--- Start Given records ---

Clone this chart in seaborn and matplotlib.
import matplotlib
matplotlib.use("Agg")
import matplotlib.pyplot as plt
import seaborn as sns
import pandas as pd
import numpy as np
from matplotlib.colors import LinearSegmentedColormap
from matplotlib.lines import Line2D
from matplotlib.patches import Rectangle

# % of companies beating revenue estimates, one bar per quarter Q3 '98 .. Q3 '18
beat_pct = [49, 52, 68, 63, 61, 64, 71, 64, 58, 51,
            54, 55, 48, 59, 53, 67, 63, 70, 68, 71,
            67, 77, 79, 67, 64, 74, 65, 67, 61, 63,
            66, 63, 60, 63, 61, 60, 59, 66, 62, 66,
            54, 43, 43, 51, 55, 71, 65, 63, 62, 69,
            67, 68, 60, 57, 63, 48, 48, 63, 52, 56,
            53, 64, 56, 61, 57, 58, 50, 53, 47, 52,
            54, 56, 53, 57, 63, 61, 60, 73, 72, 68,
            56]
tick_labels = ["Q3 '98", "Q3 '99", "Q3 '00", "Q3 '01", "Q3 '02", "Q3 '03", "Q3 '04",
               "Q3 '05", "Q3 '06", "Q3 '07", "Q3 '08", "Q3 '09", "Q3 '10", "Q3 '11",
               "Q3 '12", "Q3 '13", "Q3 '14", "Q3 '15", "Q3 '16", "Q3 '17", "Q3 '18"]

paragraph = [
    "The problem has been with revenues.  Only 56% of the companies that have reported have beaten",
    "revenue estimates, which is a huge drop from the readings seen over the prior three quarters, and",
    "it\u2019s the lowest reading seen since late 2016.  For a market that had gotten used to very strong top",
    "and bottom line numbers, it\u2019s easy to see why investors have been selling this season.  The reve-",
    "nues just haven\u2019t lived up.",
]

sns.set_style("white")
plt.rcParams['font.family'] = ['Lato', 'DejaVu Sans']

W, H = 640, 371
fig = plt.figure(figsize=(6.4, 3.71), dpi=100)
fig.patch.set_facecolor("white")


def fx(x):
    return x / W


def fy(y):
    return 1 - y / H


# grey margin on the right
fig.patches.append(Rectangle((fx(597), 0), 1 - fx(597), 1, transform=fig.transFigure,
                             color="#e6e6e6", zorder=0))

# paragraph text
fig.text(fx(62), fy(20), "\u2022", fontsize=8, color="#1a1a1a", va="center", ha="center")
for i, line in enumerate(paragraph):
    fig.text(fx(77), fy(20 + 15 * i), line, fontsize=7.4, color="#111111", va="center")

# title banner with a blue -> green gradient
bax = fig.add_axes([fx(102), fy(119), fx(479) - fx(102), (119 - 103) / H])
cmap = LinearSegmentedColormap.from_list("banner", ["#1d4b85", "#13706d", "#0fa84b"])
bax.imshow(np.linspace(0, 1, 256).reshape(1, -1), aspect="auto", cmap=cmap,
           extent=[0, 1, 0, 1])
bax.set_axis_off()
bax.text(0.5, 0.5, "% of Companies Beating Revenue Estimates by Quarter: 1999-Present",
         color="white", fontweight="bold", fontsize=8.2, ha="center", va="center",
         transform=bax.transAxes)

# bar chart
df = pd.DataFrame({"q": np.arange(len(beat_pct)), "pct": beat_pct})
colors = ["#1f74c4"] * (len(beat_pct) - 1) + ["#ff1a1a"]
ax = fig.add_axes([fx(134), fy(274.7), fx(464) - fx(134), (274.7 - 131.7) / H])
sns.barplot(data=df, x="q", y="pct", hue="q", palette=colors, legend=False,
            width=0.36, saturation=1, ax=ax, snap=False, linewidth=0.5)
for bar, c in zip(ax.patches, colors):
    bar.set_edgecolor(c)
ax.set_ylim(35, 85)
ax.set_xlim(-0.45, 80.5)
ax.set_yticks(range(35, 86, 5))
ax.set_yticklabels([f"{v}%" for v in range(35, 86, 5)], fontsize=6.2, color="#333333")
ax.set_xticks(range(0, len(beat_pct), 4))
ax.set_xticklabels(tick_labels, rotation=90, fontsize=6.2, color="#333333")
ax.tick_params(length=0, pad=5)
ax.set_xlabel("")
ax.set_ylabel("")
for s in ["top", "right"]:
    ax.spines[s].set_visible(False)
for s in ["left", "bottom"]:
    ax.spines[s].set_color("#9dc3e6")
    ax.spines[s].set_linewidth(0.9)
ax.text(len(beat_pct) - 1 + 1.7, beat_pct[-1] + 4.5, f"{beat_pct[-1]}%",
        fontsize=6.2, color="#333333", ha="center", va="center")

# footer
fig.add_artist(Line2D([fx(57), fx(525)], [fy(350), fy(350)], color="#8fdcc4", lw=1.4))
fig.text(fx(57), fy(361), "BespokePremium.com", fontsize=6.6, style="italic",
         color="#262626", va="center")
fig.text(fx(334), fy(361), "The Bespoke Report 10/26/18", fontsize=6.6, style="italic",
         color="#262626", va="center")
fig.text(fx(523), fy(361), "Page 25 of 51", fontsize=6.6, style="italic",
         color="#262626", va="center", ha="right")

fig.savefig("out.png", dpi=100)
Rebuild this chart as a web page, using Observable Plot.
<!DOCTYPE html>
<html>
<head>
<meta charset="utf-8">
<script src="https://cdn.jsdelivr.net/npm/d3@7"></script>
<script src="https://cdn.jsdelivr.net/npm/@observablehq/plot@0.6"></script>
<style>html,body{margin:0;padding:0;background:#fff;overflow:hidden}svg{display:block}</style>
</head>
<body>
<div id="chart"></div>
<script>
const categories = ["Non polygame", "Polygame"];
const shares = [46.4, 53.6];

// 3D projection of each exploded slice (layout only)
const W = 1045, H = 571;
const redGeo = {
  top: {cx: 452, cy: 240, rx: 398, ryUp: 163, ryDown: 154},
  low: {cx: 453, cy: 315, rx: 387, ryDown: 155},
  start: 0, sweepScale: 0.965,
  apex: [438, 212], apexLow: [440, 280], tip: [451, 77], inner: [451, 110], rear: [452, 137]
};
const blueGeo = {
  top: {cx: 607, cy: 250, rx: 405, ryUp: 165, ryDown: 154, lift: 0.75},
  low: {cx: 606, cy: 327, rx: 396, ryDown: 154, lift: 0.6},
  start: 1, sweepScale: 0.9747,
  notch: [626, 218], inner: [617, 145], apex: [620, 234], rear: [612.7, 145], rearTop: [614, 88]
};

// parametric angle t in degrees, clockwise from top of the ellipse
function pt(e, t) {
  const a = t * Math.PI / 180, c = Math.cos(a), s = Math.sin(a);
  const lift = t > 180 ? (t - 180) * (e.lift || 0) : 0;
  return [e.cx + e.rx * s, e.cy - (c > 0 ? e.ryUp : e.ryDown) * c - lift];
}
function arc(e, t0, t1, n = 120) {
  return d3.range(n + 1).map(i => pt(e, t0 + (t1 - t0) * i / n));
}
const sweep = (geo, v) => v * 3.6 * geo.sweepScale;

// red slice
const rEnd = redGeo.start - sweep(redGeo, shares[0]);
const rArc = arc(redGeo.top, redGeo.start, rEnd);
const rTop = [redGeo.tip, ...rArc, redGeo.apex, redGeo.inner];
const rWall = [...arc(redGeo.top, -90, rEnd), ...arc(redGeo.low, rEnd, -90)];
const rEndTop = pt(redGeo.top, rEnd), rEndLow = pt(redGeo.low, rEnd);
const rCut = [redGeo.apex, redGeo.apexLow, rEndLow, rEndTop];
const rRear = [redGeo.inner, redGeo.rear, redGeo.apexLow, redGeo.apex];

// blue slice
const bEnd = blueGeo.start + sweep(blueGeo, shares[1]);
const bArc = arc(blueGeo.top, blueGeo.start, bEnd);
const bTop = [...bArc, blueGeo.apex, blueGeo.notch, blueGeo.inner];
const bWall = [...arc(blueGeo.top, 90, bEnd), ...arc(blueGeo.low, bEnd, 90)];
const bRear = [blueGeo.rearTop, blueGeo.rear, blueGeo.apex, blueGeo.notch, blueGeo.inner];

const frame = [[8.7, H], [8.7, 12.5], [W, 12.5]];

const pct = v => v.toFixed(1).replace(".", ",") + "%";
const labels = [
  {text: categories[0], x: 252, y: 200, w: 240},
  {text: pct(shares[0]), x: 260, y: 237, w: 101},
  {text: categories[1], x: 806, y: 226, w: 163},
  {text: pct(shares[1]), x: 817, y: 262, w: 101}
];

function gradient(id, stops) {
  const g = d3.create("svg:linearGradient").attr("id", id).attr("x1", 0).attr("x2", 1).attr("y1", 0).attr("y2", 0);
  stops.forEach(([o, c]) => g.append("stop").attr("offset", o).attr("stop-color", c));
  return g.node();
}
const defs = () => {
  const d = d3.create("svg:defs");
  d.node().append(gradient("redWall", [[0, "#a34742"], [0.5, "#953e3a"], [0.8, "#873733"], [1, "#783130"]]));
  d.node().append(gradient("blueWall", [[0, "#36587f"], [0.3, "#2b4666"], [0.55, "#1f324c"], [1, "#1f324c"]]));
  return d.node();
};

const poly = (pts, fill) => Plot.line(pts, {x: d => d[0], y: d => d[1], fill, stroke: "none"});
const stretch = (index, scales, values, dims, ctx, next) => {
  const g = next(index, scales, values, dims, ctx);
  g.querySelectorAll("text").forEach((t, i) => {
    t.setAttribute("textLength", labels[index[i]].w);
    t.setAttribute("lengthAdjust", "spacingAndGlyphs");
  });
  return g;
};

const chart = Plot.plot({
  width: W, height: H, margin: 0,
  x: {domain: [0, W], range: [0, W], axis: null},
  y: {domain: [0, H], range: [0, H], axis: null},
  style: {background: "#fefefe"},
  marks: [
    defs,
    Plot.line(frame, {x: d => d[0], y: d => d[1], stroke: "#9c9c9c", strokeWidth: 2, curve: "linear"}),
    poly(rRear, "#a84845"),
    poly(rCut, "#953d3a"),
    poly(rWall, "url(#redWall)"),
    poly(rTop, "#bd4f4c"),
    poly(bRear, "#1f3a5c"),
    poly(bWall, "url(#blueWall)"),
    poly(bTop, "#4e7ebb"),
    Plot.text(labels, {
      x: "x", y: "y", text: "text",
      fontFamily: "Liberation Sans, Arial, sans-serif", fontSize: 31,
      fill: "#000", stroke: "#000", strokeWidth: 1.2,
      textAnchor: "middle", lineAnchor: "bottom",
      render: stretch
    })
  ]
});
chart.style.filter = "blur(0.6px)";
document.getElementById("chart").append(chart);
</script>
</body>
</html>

--- End Given records ---

What needs to be done:
Which lines above run from the one containing "Rebuild this chart" down to the one containing "const shares = [46.4, 53.6];"? Repeat exactly those, both ends included, and nothing else.

Solution to the problem:
Rebuild this chart as a web page, using Observable Plot.
<!DOCTYPE html>
<html>
<head>
<meta charset="utf-8">
<script src="https://cdn.jsdelivr.net/npm/d3@7"></script>
<script src="https://cdn.jsdelivr.net/npm/@observablehq/plot@0.6"></script>
<style>html,body{margin:0;padding:0;background:#fff;overflow:hidden}svg{display:block}</style>
</head>
<body>
<div id="chart"></div>
<script>
const categories = ["Non polygame", "Polygame"];
const shares = [46.4, 53.6];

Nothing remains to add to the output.